Join Kate Liszka, CSUSB associate professor of history and director of the Wadi el-Hudi Expedition in Egypt, who will discuss the jewelry making skill of Ancient Egyptians when she presents “Operation Amethyst: How Egyptian Kings and Queens got their Bling 4,000 years ago,” 10 a.m. Thursday, Jan. 20, online.
Also, at 1 p.m. Feb. 17, she will present “Forts, Prisons, or Rudimentary Vaults? The Three so-called ‘Fortresses’ of Pharaoh at Wadi el-Hudi and their Connection to Amethyst Mining.”
Her talks are part of the Archaeological Institute of America’s Archaeology Abridged series of 30-minute talks on different archaeological topics. Register for free online at Archaeology Abridged-Dr. Kate Liszka for the Jan. 20 event. The registration link for the Feb. 17 talk will be made available on the Archaeology Abridged series webpage later.
According to a summary of the Jan. 20 presentation: “Some of the most stunning jewelry from Ancient Egypt is made of amethyst. Its craftsmanship, opulence, and design epitomize quality in the ancient world. Yet the skill in making this jewelry started long before the cutting and buffing of the raw stone. Procuring amethyst in the Eastern Desert is fraught with many more perils and problems than Nile Valley craftsmen experienced. As the director of the Wadi el-Hudi Expedition to the Eastern Desert, Liszka leads a team that has studied the remains of these ancient desert expeditions and a team who has firsthand experience of many of the perils that the ancient explorers would have fought as well. This talk examines the extremes and dangers that thousands of Ancient Egyptians went to in order to acquire these beautiful purple stones for the Pharaoh’s jewels. By investigating the archaeology, art, and inscriptions from Wadi el-Hudi in the Egyptian Eastern Desert, we navigate through the whole process of amethyst acquisition: from finding, to mining, and surviving in the dangers of the desert.”

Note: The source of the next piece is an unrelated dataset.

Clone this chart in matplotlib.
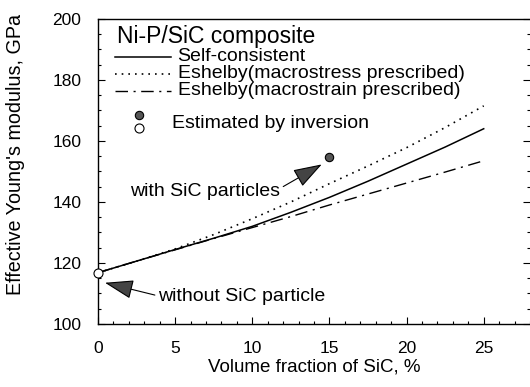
import matplotlib
matplotlib.use("Agg")
import matplotlib.pyplot as plt
from matplotlib.ticker import MultipleLocator

plt.rcParams['font.family'] = ['Liberation Sans', 'DejaVu Sans']

# values
vf = [0, 2.5, 5, 7.5, 10, 12.5, 15, 17.5, 20, 22.5, 25]
self_consistent = [116.8, 120.6, 124.4, 128.1, 132.0, 136.6, 141.5, 146.8, 152.4, 158.0, 164.0]
eshelby_stress = [116.8, 120.6, 124.6, 129.3, 134.5, 140.0, 146.0, 151.8, 157.8, 164.4, 171.5]
eshelby_strain = [116.8, 120.6, 124.3, 128.0, 131.6, 135.2, 139.0, 142.6, 146.2, 149.8, 153.5]
inv_with_x, inv_with_y = [15], [154.8]
inv_without_x, inv_without_y = [0], [116.8]

fig = plt.figure(figsize=(5.30, 3.87), dpi=100)
ax = fig.add_axes([0.185, 0.163, 0.815, 0.788])

ax.plot(vf, self_consistent, color='black', lw=1.1)
ax.plot(vf, eshelby_stress, color='black', lw=1.2, linestyle=(0, (1, 3)))
ax.plot(vf, eshelby_strain, color='black', lw=1.0, linestyle=(0, (9, 4, 1.5, 4)))
ax.plot(inv_with_x, inv_with_y, 'o', ms=6, mfc='#555555', mec='black', mew=0.8, clip_on=False)
ax.plot(inv_without_x, inv_without_y, 'o', ms=6.5, mfc='white', mec='black', mew=0.8, clip_on=False, zorder=5)

ax.set_xlim(0, 28)
ax.set_ylim(100, 200)
ax.xaxis.set_major_locator(MultipleLocator(5))
ax.xaxis.set_minor_locator(MultipleLocator(1))
ax.yaxis.set_major_locator(MultipleLocator(20))
ax.yaxis.set_minor_locator(MultipleLocator(5))
ax.tick_params(which='both', direction='in', left=True, right=True, top=False, bottom=True,
               labelsize=12.5, pad=12, width=0.8)
ax.tick_params(which='major', length=5)
ax.tick_params(which='minor', length=2.5)
ax.spines['right'].set_visible(False)
for s in ['left', 'bottom', 'top']:
    ax.spines[s].set_linewidth(1.0)

ax.set_xlabel('Volume fraction of SiC, %', fontsize=13.5, labelpad=2)
ax.set_ylabel("Effective Young's modulus, GPa", fontsize=14.2)
ax.yaxis.set_label_coords(-0.169, 0.554)

# legend drawn by hand in axes coordinates
t = ax.transAxes
ax.text(0.043, 0.942, 'Ni-P/SiC composite', transform=t, fontsize=16.5, va='center')
ax.plot([0.039, 0.170], [0.876, 0.876], transform=t, color='black', lw=1.1)
ax.plot([0.039, 0.170], [0.820, 0.820], transform=t, color='black', lw=1.2, linestyle=(0, (1, 3)))
ax.plot([0.039, 0.170], [0.765, 0.765], transform=t, color='black', lw=1.0, linestyle=(0, (9, 4, 1.5, 4)))
ax.text(0.184, 0.876, 'Self-consistent', transform=t, fontsize=14, va='center')
ax.text(0.184, 0.820, 'Eshelby(macrostress prescribed)', transform=t, fontsize=14, va='center')
ax.text(0.184, 0.765, 'Eshelby(macrostrain prescribed)', transform=t, fontsize=14, va='center')
ax.plot([0.095], [0.685], 'o', transform=t, ms=6, mfc='#555555', mec='black', mew=0.8)
ax.plot([0.095], [0.644], 'o', transform=t, ms=6.5, mfc='white', mec='black', mew=0.8)
ax.text(0.172, 0.658, 'Estimated by inversion', transform=t, fontsize=14, va='center')

arrow = dict(arrowstyle='-|>,head_length=0.9,head_width=0.3', mutation_scale=20,
             color='black', fc='#444444', lw=0.8, shrinkA=0, shrinkB=0)
ax.annotate('with SiC particles', xy=(14.5, 152.3), xytext=(2.1, 143.4),
            fontsize=14, va='center', ha='left',
            arrowprops=dict(arrow, relpos=(1.0, 0.7)))
ax.annotate('without SiC particle', xy=(0.45, 113.5), xytext=(3.9, 108.9),
            fontsize=14, va='center', ha='left',
            arrowprops=dict(arrow, relpos=(-0.02, 0.6)))

fig.savefig('out.png', dpi=100)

The Feb. 17 talk is related to the first presentation. “Acquiring amethyst in Ancient Egypt was a tricky business. But the cut raw amethyst, the amethyst mines, and the people in the desert all needed to be guarded. As part of the mining procurement process, the Egyptians created massive stone settlements and networks of guard posts in the desert. The settlements have often been compared to contemporary Egyptian forts in the Nile Valley, and the ones in the desert were supposedly built to protect from oncoming armies. Liszka directs the Wadi el-Hudi Expedition whose team has been investigating these structures in the Eastern Desert since 2014. In this talk, she will share recent archaeological work from the Wadi el-Hudi region in the Eastern Desert in order to scrutinize the location, design, and use of these so-called ‘forts’ and address the purpose of their construction. The talk will also investigate how the Egyptians protected these assets and expeditions with hundreds of soldiers, connecting roads, and watch posts strategically placed across the desert.”
Liszka is also the Benson and Pamela Harer Fellow in Egyptology at CSUSB and her research specializations include Nubians in Egypt, the Medjay, ethnicity and identity in Antiquity, multicultural Interactions in frontier regions, the Pangrave Archaeological Culture, and large-scale mining expeditions in antiquity.